I recently read Viet Thanh Nguyen’s Pulitzer-winning novel, The Sympathizer, and found myself laughing out loud at some parts, amen-ing at others, and completely outraged at more, especially at the end. I’ve read non-fiction books about US policy in Vietnam from the 60s and 70s as well as novels about Vietnamese immigrants in the US. But this is the first novel of its kind and I don’t know where to start. It’s that rich and thought-provoking and necessary.
The narrator is a Eurasian captain in the South Vietnamese Army who is really a Viet Cong operative. Born to a Vietnamese teenager and an older French priest, he never feels like he fits in. During college, he studies in the US and becomes steeped in American culture, which gets him in trouble later in the story after the Fall of Saigon. He works for a General of the South Vietnamese Army, who is also the head of the secret police. (The General is one of my favorite characters.) The General, narrator, and others settle in southern California and continue fighting the war from overseas.
At one point the narrator flies to the Philippines to be a consultant for an American movie about the war. Although that movie wasn’t based on “Full Metal Jacket”, it got me thinking back to that evening in Danang. “The Movie” is a big hit in the US, but the Vietnamese immigrant communities overseas feel outraged that it doesn’t portray them as allies–in what little screen time they have. It was like they were invisible in their own country.
Early on, the reader learns the narrator is writing a confession. Most of the story is this confession until a slight plot twist toward the end, when we catch up with the narrator. What I loved about the book, among other things, were the many rich details–like the popular songs in Saigon during the war and the fashions of the times–that make it seem as if Nguyen were reaching back into his memory. But he’s about my age and left Vietnam in 1975, before he was old enough to start kindergarten.

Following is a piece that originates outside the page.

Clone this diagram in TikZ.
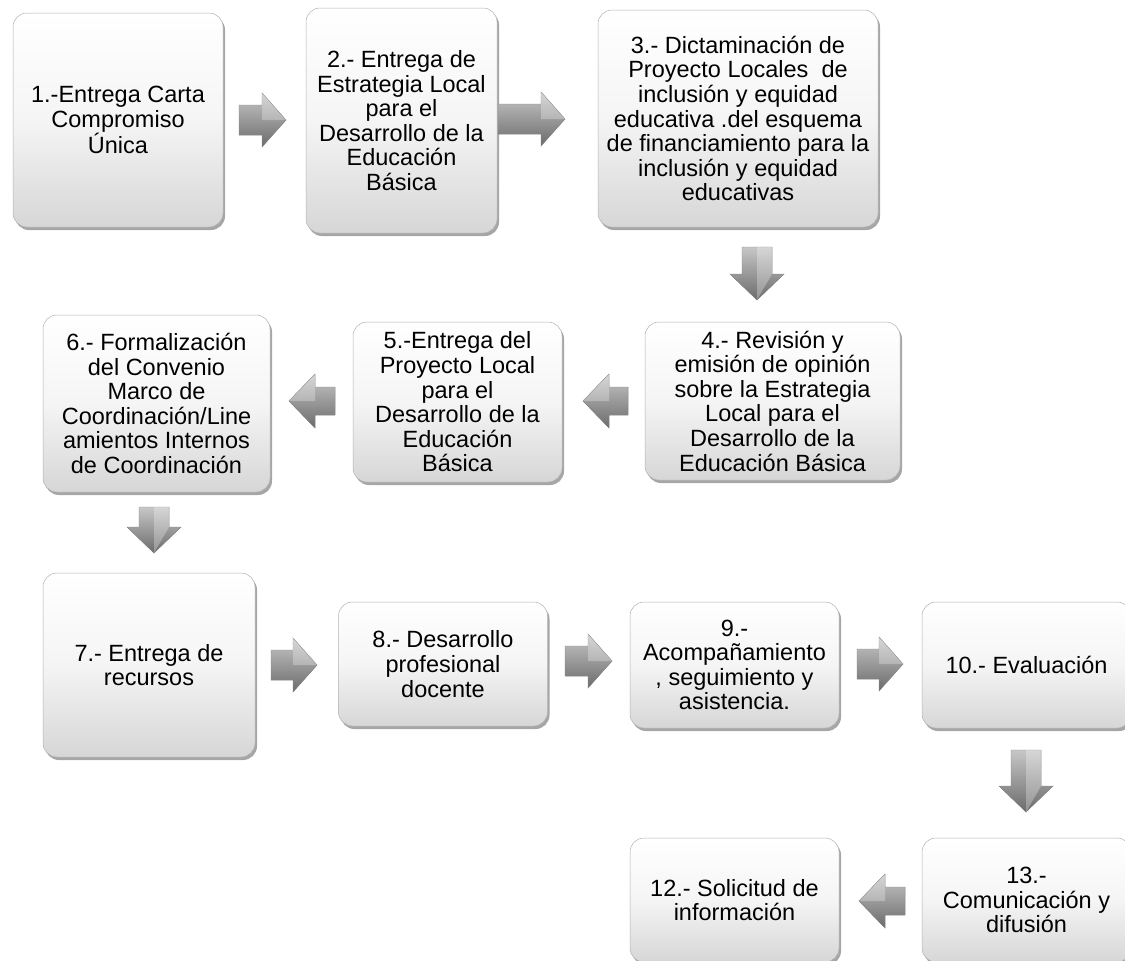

There’s a part at the end where the narrator is asked a riddle and knows it but doesn’t understand the full meaning. When he finally figures it out, he can’t stop saying it and starts laughing hysterically. People all around him think he’s gone off his rocker. But Nguyen’s message is strong. The joke’s on all of us. I’ve read that The Sympathizer has been called an angry book, as if being angry wasn’t American.
Being American means being able to question, to speak and write freely, to form our own ideas. Somehow along the way we lost sight of these things when it came to the Vietnam War. Finally we have The Sympathizer, which gives the reader–regardless of background–many things to think about when it comes to war, history, and how we treat people different from ourselves.